Sexual Exploitation and the Church: A Clarion Call for Reforms

“We need Justice” was inscribed on the placard raised by nuns in Kochi, Kerala. In a protest that is the first of its kind, nuns took to the streets to call for the arrest of Bishop Franco Mulakkal, alleged to have raped a sister of Missionaries of Jesus. Never in the history of the church had nuns articulated their grievances against the church in the form of protests. Their end of conscious silence has startled the Catholic church, and has drawn attention from different spheres of society.

From Pennsylvania to a Kochi, the theme of the narrative is the same- sexual exploitation by the clergy. The Catholic Church across the world has been taken over by allegations of sexual exploitation. Perversion and debauchery have penetrated deep into the system of this purportedly monastic life. These beacons of purity have carried on their hedonistic fantasy with assurance of immunity in their power and position, held under the thick shroud of institutional secrecy of the Church. The command, “Thou shall not commit adultery” in the Tora, later delegated to a higher bench mark by Jesus Christ who said “… if you look at a woman with lust you have already committed adultery …”, seems to have been hauled into apparent obsolescence. The Church should have taken responsibility and brought the perpetrators to justice, instead it has gotten itself involved in the business of covering up crimes.

The Church, an institution that should ideally work towards promulgating virtues of kindness and respect has become a cradle for exploitation. Beyond commission of crimes, efforts wielded to cover up the criminal acts of heinous nature- even against minors- have gravely threatened the moral credibility of the Church. In Kerala, a group of nuns came out to protest against church authorities for their attempts to hush up the alleged rape of a nun by Bishop Franco Mulakkal. They are demanding for the arrest of the bishop. It is alleged that Bishop Francis Mulakkal had abused the nun several times between 2014 and 2016 at St. Francis Mission Home and Convent, near Kottayam, Kerala.

The nuns, defying their vows, have united in protests against both the Church and the police. This marks an important juncture in the history of clerical institutions which have traditionally been dominated by patriarchal values. The protest’s sexual nature of grievances indicates deep frustration and gradual picking up of steam for reforms in the Church to cater to changing times. This act by the brave sisters is sure to raise questions over male-dominance in the Church and the consequential exploitation of women.

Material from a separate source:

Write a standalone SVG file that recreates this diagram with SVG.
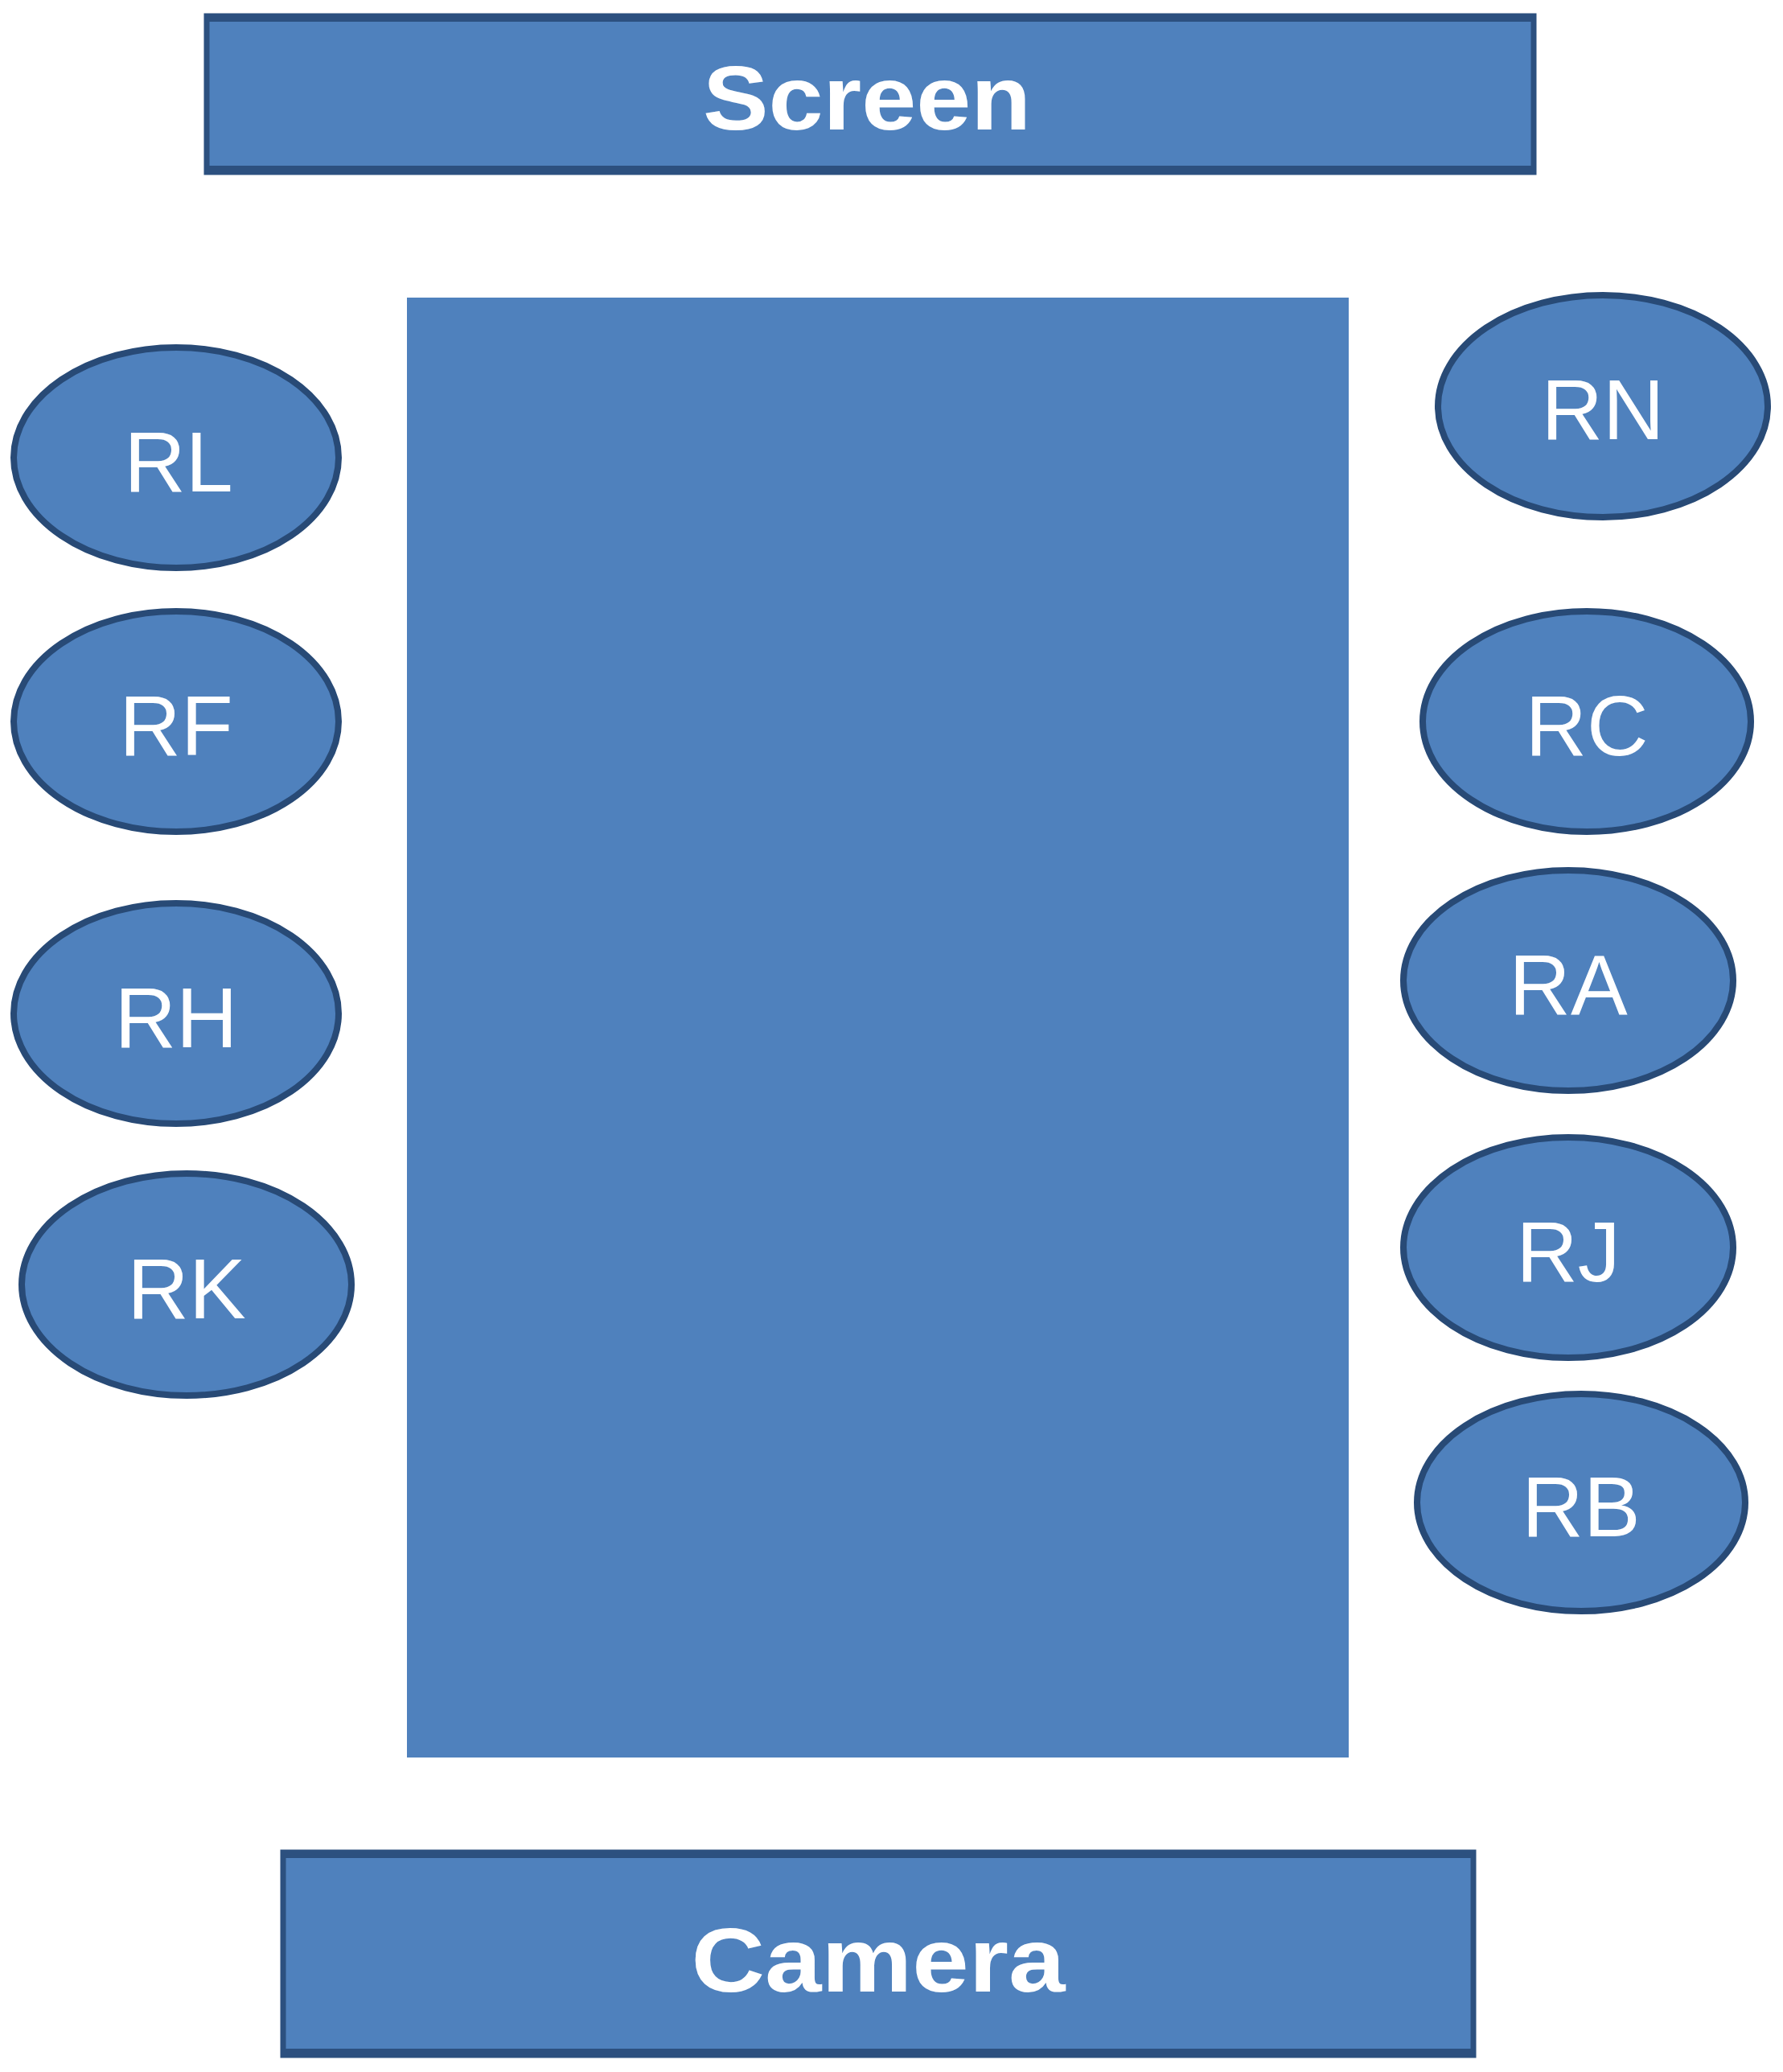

A few weeks ago in Pennsylvania, the Supreme Court made public one of the broadest-ever investigations into Catholic clerical sex abuse of minors in the United States. In a 1400-page document, the grand jury report named over 300 priests in child sex abuse and over 1000 victims. It however involved cases of only six of Pennsylvania’s eight diocese and, is just the tip of an iceberg. Prior to this revelation, Cardinal Theodore McCarrick, who was very close to Pope Francis, was forced to resign over accusations of sexual abuse from adult seminarians and children.With a wave of sexual allegations against the Church in 2001, mechanisms were put in place for protecting children and the vulnerable. However, the effectiveness of these mechanisms is questionable.

In the corporate world, there are departments and mechanisms to curb the issue of sexual violence in work place. There is a system in place to report, and to hold offenders responsible for their acts. A mechanism also exists to protect the victim from threats and further violence from superiors. The #Metoo campaign that followed soon after allegations of sexual misconduct by Harvey Weinstein gave victims a platform to articulate the injustice done to them. The movement had taken the entertainment industry by storm. On a similar note, it seems that revelations over the extent of exploitation prevalent in the Church is making a clarion call for reforms in the institution to bring the perpetrators to justice.

Currently, it is required that we recognize that the system is infected, and therefore should be treated. There ought to be a call for credible reforms, to address changing times- a need of the hour. Much like in the corporate world, there should be system in place to deal with sexual harassment in churches and seminaries. An effective system for reporting and to hold the guilty accountable, would deter people from committing crimes in the first place. In addition, a call to end the custom of celibacy in the institution, could be a positive step toward reforms.

Further, the protests by the nuns in Kerala is a slap on male-dominance and patriarchy prevalent in the institution of church. In this context a push for credible empowerment of woman within the institution of church, is a potential prognosis. Let not the voices of victims be silenced, yet again.  Let the Church heed to the clarion call for reforms.